Pertempuran-pertempuran di Semarang dan Surabaya.
Pada tanggal 3 Oktober 1945, Polisi Militer Jepang membantai pemuda-pemuda Republik di Pekalongan. Pada tanggal 10 Oktober 1945 , pasukan-pasukan Jepang mendesak kaum Republik keluar dari Bandung dan seminggu kemudian menyerahkan kota Bandung kepada Inggris. Pada tanggal 14 Oktober 1945, Jepang merebut kembali kota Semarang. Pertempuran terjadi selama lima hari. Pihak Republik membunuh sekitar 130 orang dan menawan 300 orang Jepang. Jepang kemudian berusaha menguasai kota Semarang dan mengakibatkan tewasnya 500 orang Jepang dan 2.000 orang Indonesia. Enam hari kemudian Inggris tiba di Semarang dan mengungsikan tawanan Indo-Eropa dan Eropa . Detasemen-detasemen diberangkatkan ke Magelang dan Ambarawa untuk membebaskan sekitar 10.000 tawanan termasuk menggunakan serangan udara (Rickleffs, 2004 : 436-437).
Gencatan Senjata.
Insiden Magelang berakhir setelah Presiden Soekarno dan Brigadir Jenderal Bethell datang ke Magelang pada tanggal 2 November 1945. Mereka mengadakan perundingan gencatan senjata dan memperoleh kata sepakat yang dituangkan dalam 12 pasal.
Naskah persetujuan itu berisi antara lain: Pihak Sekutu akan tetap menempatkan pasukannya di Magelang untuk melakukan kewajibannya melindungi dan mengurus evakuasi pasukan Sekutu yang ditawan pasukan Jepang (RAPWI) dan Palang Merah (Red Cross) yang menjadi bagian dari pasukan Inggris; Jumlah pasukan Sekutu dibatasi sesuai dengan tugasnya; Jalan raya Ambarawa dan Magelang terbuka sebagai jalur lalu lintas Indonesia dan Sekutu; dan Sekutu tidak akan mengakui aktivitas NICA dan badan-badan yang ada di bawahnya.
Surabaya.
Laksamana Madya Shibata Yaichiro di Surabaya memihak Republik dan membuka pintu gudang senjata bagi para pejuang Indonesia. Ia pun menyerah kepada kapten laut Belanda yang merupakkan wakil Sekutu pada tanggal 3 Oktober 1945 dan menyerahkan senjata yang tersisa pada rakyat Indonesia.
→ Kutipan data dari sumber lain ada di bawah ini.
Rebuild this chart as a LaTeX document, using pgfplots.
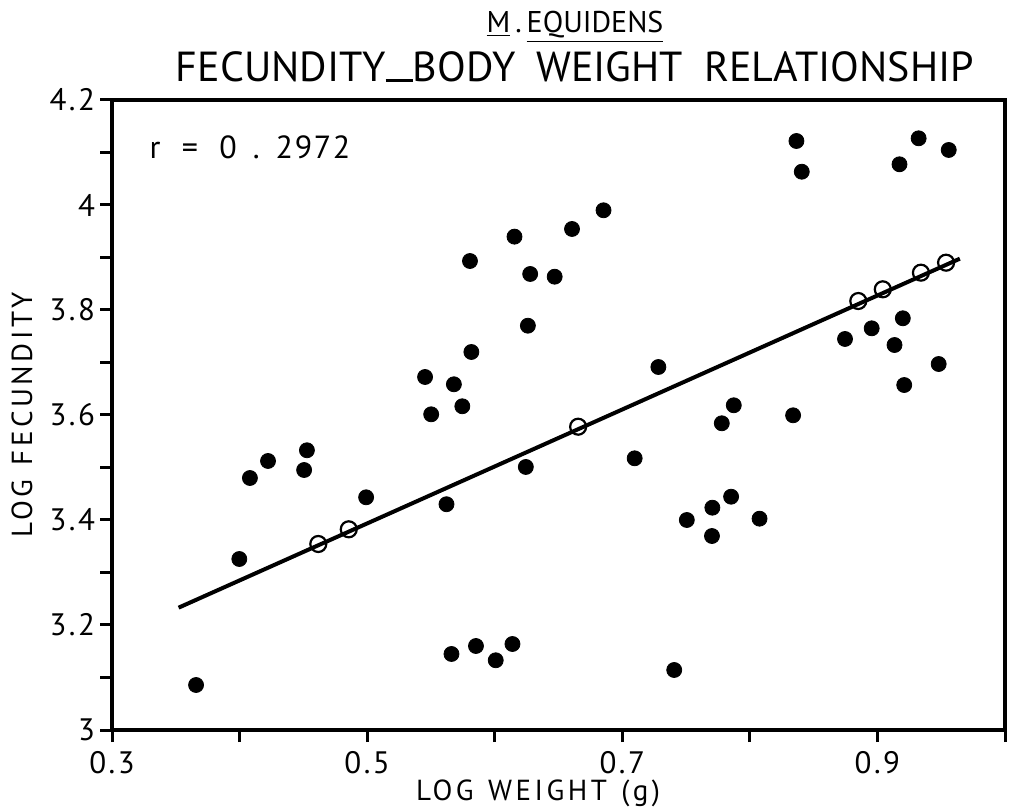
\documentclass[border=0pt]{standalone}
\usepackage{fontspec}
\setmainfont{PT Sans}
\usepackage{pgfplots}
\pgfplotsset{compat=1.18}
\begin{document}
\begin{tikzpicture}
\useasboundingbox (0pt,0pt) rectangle (505pt,406pt);
\begin{axis}[
  at={(56pt,41pt)}, anchor=south west,
  scale only axis, width=446.5pt, height=315pt,
  xmin=0.3, xmax=1.0, ymin=3, ymax=4.2,
  axis line style={line width=2pt},
  tick style={line width=1.5pt, black},
  major tick length=6pt,
  tick align=outside,
  xtick pos=bottom, ytick pos=left,
  xtick={0.3,0.4,0.5,0.6,0.7,0.8,0.9,1.0},
  xticklabels={0.3,,0.5,,0.7,,0.9,},
  ytick={3,3.1,3.2,3.3,3.4,3.5,3.6,3.7,3.8,3.9,4.0,4.1,4.2},
  yticklabels={3,,3.2,,3.4,,3.6,,3.8,,4,,4.2},
  xticklabel style={font=\fontsize{15.5}{16}\selectfont\addfontfeature{LetterSpace=8}, yshift=-1pt},
  yticklabel style={font=\fontsize{15.5}{16}\selectfont\addfontfeature{LetterSpace=8}, xshift=1pt},
  clip=false,
]
\addplot[line width=2pt, black, no marks] coordinates {(0.3522,3.233) (0.9646,3.8977)};
\addplot[only marks, mark=*, mark size=3.75pt, black] coordinates {
(0.3659,3.0857) (0.3998,3.3257) (0.4081,3.4800) (0.4223,3.5124) (0.4528,3.5328)
(0.4506,3.4952) (0.4992,3.4432) (0.5454,3.6724) (0.5502,3.6013) (0.5680,3.6585)
(0.5746,3.6166) (0.5817,3.7200) (0.5806,3.8933) (0.6260,3.7701) (0.6278,3.8686)
(0.6470,3.8634) (0.6155,3.9397) (0.6606,3.9543) (0.6853,3.9899) (0.7283,3.6914)
(0.6244,3.5010) (0.7097,3.5175) (0.5622,3.4300) (0.5661,3.1448) (0.5853,3.1600)
(0.6008,3.1328) (0.6139,3.1638) (0.7407,3.1143) (0.7874,3.6185) (0.7780,3.5842)
(0.8339,3.5994) (0.7506,3.4000) (0.7706,3.4234) (0.7853,3.4444) (0.8076,3.4025)
(0.7703,3.3695) (0.8746,3.7448) (0.8365,4.1219) (0.8407,4.0634) (0.9323,4.1270)
(0.9173,4.0775) (0.9559,4.1048) (0.8955,3.7651) (0.9199,3.7842) (0.9134,3.7333)
(0.9480,3.6971) (0.9210,3.6571)
};
\addplot[only marks, mark=o, mark size=4pt, line width=1.1pt, black] coordinates {
(0.4617,3.3543) (0.4856,3.3823) (0.6654,3.5777) (0.8850,3.8171)
(0.9042,3.8394) (0.9341,3.8711) (0.9538,3.8901)
};
\end{axis}
\node[font=\fontsize{16}{18}\selectfont\addfontfeature{LetterSpace=5}] at (125pt,332.5pt) {r\enspace\,=\enspace\,0\enspace.\enspace2972};
\node[font=\fontsize{14.5}{16}\selectfont\addfontfeature{LetterSpace=12}, rotate=90] at (11pt,198.5pt) {LOG\enspace FECUNDITY};
\node[font=\fontsize{14.5}{16}\selectfont\addfontfeature{LetterSpace=12}] at (269pt,9.5pt) {LOG\enspace WEIGHT\enspace (g)};
\node[font=\fontsize{21}{24}\selectfont] at (287.5pt,372.5pt) {FECUNDITY\rule{0.65em}{1.4pt}BODY\enspace WEIGHT\enspace RELATIONSHIP};
\node[font=\fontsize{15}{18}\selectfont] at (287.5pt,392.5pt) {\underline{M}\,.\,\underline{EQUIDENS}};
\end{tikzpicture}
\end{document}
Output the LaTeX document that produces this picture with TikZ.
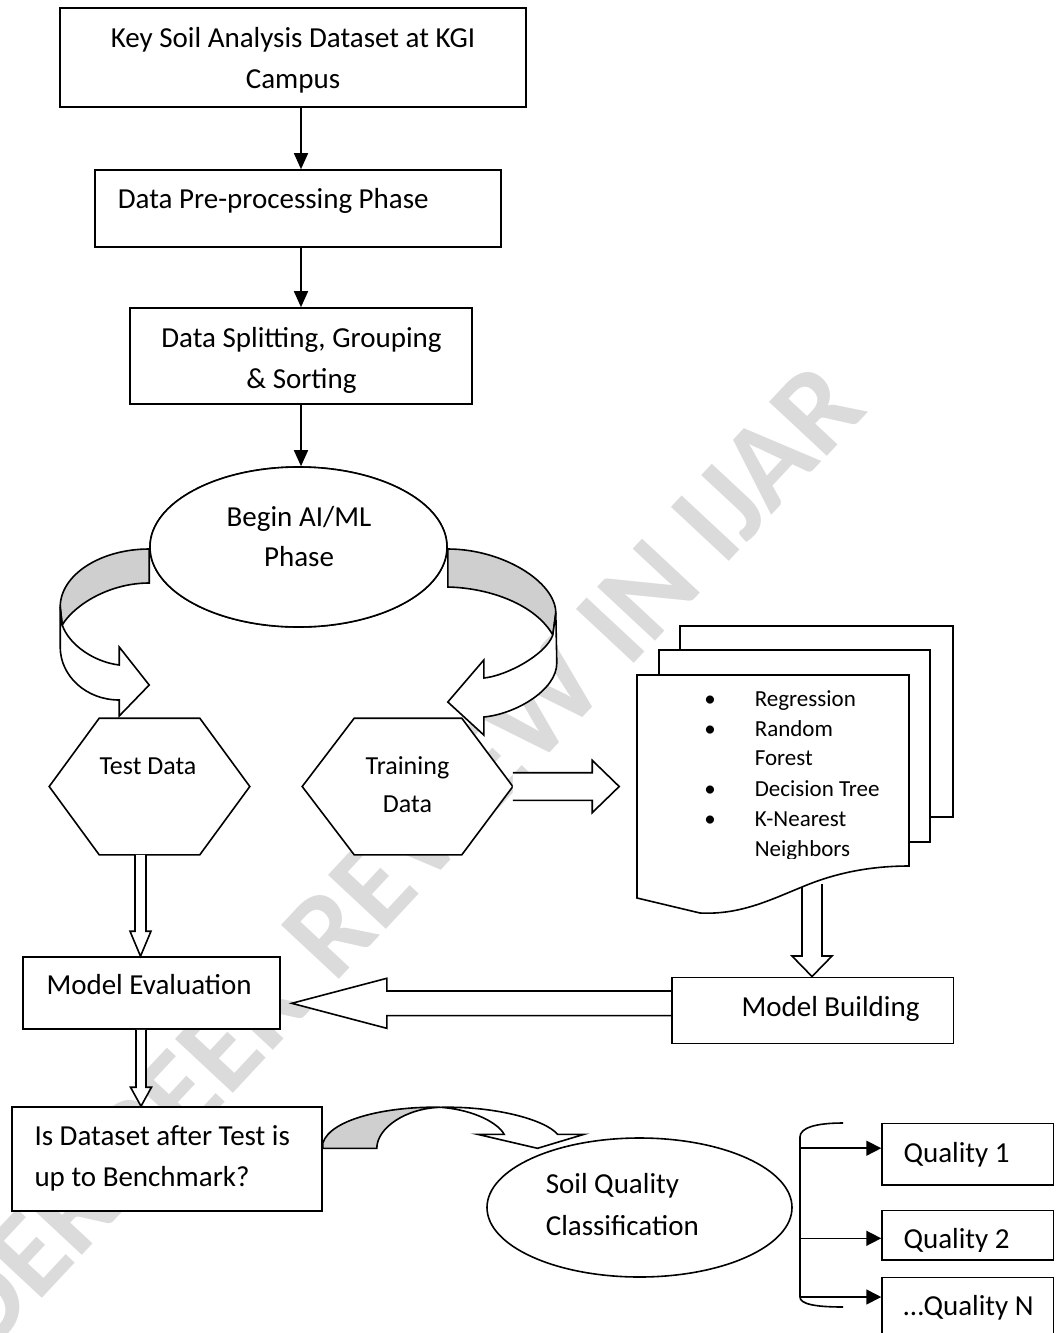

Pada tanggal 20 Oktober 1945, Presiden Sukarno mengirim kawat kepada Presiden Truman karena NICA melakukan teror kepada rakyat dengan menggunakan uniform, senjata dan truk-truk AS. Pada tanggal 25 Oktober 1945, Presiden Sukarno mengadakan pertemuan dengan Christison. Pemerintah Republik mengumumkan bersedia untuk berunding dengan pihak manapun dengan dasar pengakuan untuk menentukan nasib sendiri.
Pada 28-30 Oktober 1945 terjadi pertempuran Surabaya. 6.000 pasukan Inggris yang terdiri dari serdadu-serdadu India tiba pada tanggal 25 Oktober 1945 untuk mengungsikan para tawanan. Dalam waktu tiga hari pertempuran berkobar. Sekitar 20 ribu anggota TKR dan sekitar 100 ribu rakyat membunuh kebanyak prajurit India itu (Rickleffs, 2004 : 437).
Pihak Inggris mendatangkan Sukarno, Hatta dan Amir Sjarifuddin. Pada 29 Oktober 1945 Presiden Soekarno, Wapres Moh. Hatta dan Menpen Amir Syarifuddin terbang ke Surabaya untuk menghentikan pertempuran dan memutuskan peletakan senjata. Pada 31 Oktober 1945, Presiden Soekarno, Wapres Moh. Hatta melakukan pertemuan informal dengan van Mook, van der Plas dan Idenburg di rumah kediaman Jendral Christison. Jendral Christison mengakui TKR di Pulau Jawa. Pimpinan tentara Inggris menyatakan bahwa Brigadir Jendral Mallaby "hilang" dalam pertempuran Surabaya (Supeni, 2001 : 241).
Para pemimpin Nahdatul Ulama dan Masyumi menyatakan bahwa perang mempertahankan tanah air Indonesia adalah Perang Sabil, kewajiban atas semua muslim. Para santri mengalir dari pesantren-pesantren di Jawa Timur ke Surabaya.